Il y a eu un avant et un après Tinos, ce séjour passé sur l’île de mes absents de parents, une année après le décès de ma grand-mère allemande. Je ne m’attendais certes pas à découvrir son cadavre allongé sur le lit d’hôpital deux jours après mon arrivée dans son foyer. Je m’attendais encore moins à comprendre l’absence de mes parents en me reconnaissant dans ce réflexe incompréhensible aux yeux du reste du monde, en m’identifiant dans leur égoïsme. Je m’étais imaginée arriver au moulin l’esprit belliqueux et le cœur rempli de ressentiments, j’y ai trouvé au contraire un lieu propice à la solitude et à la paix, mais à l’acceptation aussi. J’y suis retournée et j’y retournerai.

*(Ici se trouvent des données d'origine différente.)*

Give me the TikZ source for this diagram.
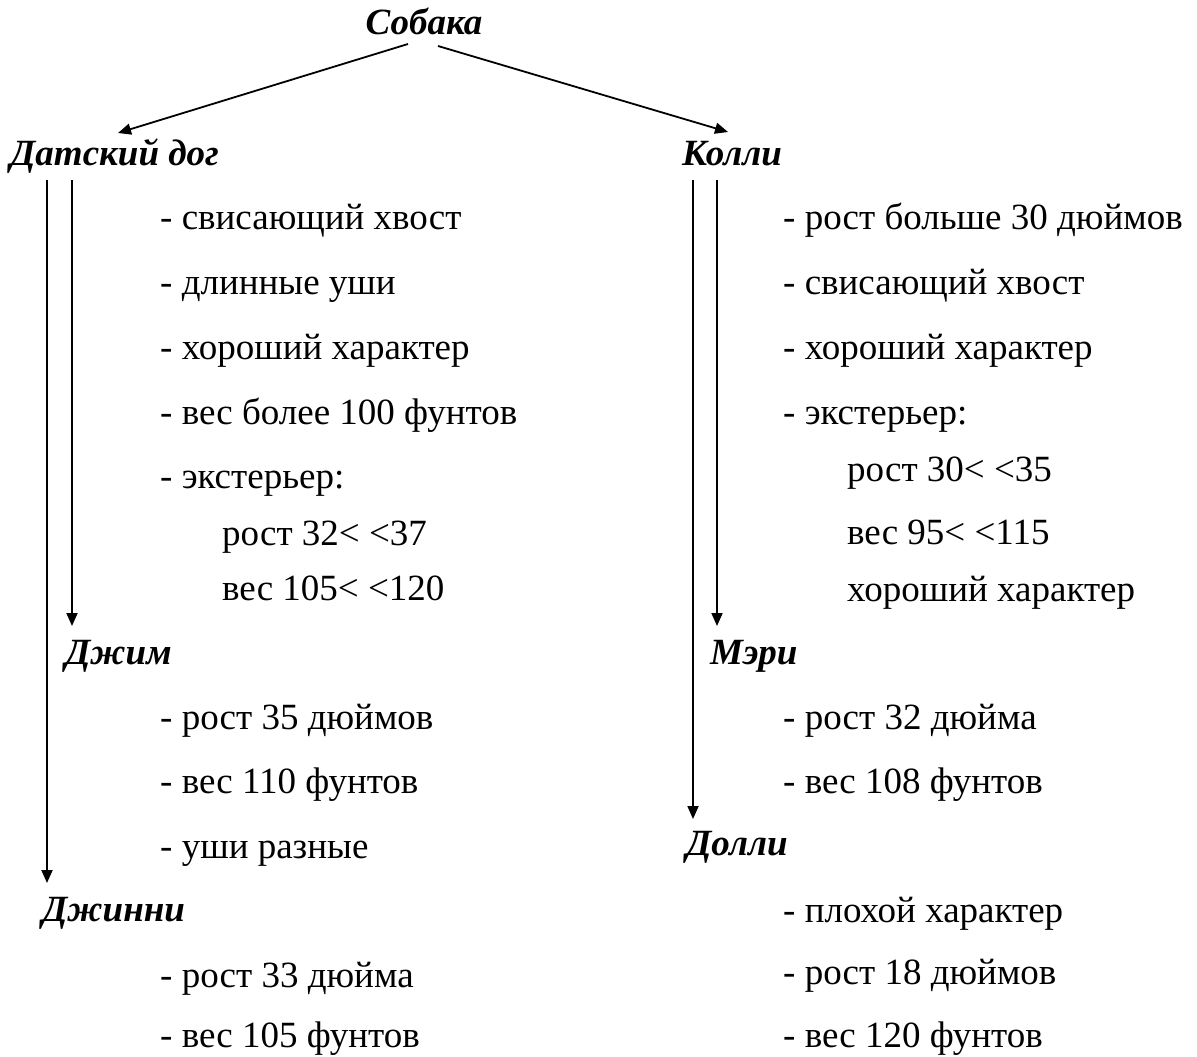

Il y a eu un avant et un après Barcelone, cette folle escapade dans la confusion des sentiments. Embarquée à la faveur d’un coup de tête un soir d’automne dans la spirale explosive de relations en train de se nouer et d’intrigues à déjouer, je ne m’attendais pas à projeter dans ce mélodrame sentimental autant d’enjeux existentiels, ma propre survie dans un groupe surtout, tout en résistant à ce besoin si naturel chez d’autres de s’imposer, affronter et en découdre, pour être vu et entendu, plutôt que de disparaître. Je n’ai pas exprimé d’attente ni clarifié aucune relation, laissant s’enliser la situation. Je n’ai pris ni le soin ni le temps pour ressentir.   Je l’ai appris et l’on ne m’y prendra plus.

Il y a eu un avant et un après la Saint Comète. Des occasions de ressentir et puis d’exprimer, de partager mes sentiments et ressentiments, j’en ai eues, j’ai vu, j’en ai provoquées, j’ai vécu. Je ne savais pas en revanche ce que signifiait de vivre un moment de grâce jusqu’à cet instant qui aurait pu ressembler à n’importe quel instant d’une soirée tombée un jour quelconque, sauf qu’il fallait que ce soit ce soir -là, parfaitement, le dernier soir avant son départ prévu depuis des semaines et des mois déjà, je le savais, mais cela ne m’avait pas du tout concernée. A présent, je ressentais une nécessité qui faisait loi en moi et cela l’emportait sur tout le reste, je devais la revoir. Mon étoile allait s’éclipser si je ne la retenais pas avant qu’elle ne fuit dans le firmament, avant de réapparaître sous d’autres cieux, sans doute plusieurs saisons trop tard. Je ne m’attendais pas à la revoir, j’étais allée au-delà de tout espoir, et pourtant elle a accepté. Comment aurais-je pu m’attendre au moment où la force de mes émotions risquait de m’emporter à ressentir un tel apaisement à son arrivée, pareille à l’éclaircie qui balaie le ciel. Nous étions là, l’une en face de l’autre, et la vie me paraissait soudain simple et fluide comme l’expression d’un souhait formulé le plus sincèrement possible pour qu’il se réalise à cet instant précis et sans magie aucune, seulement par le sentiment précis d’être au bon moment au bon endroit, la bonne personne. Ce pur moment de grâce où elle s’apprête à prendre congé, je ne réagis plus. Elle fait une dernière fois allusion à nos sublimes délires, je ne réponds pas. Et je la serre enfin dans mes bras.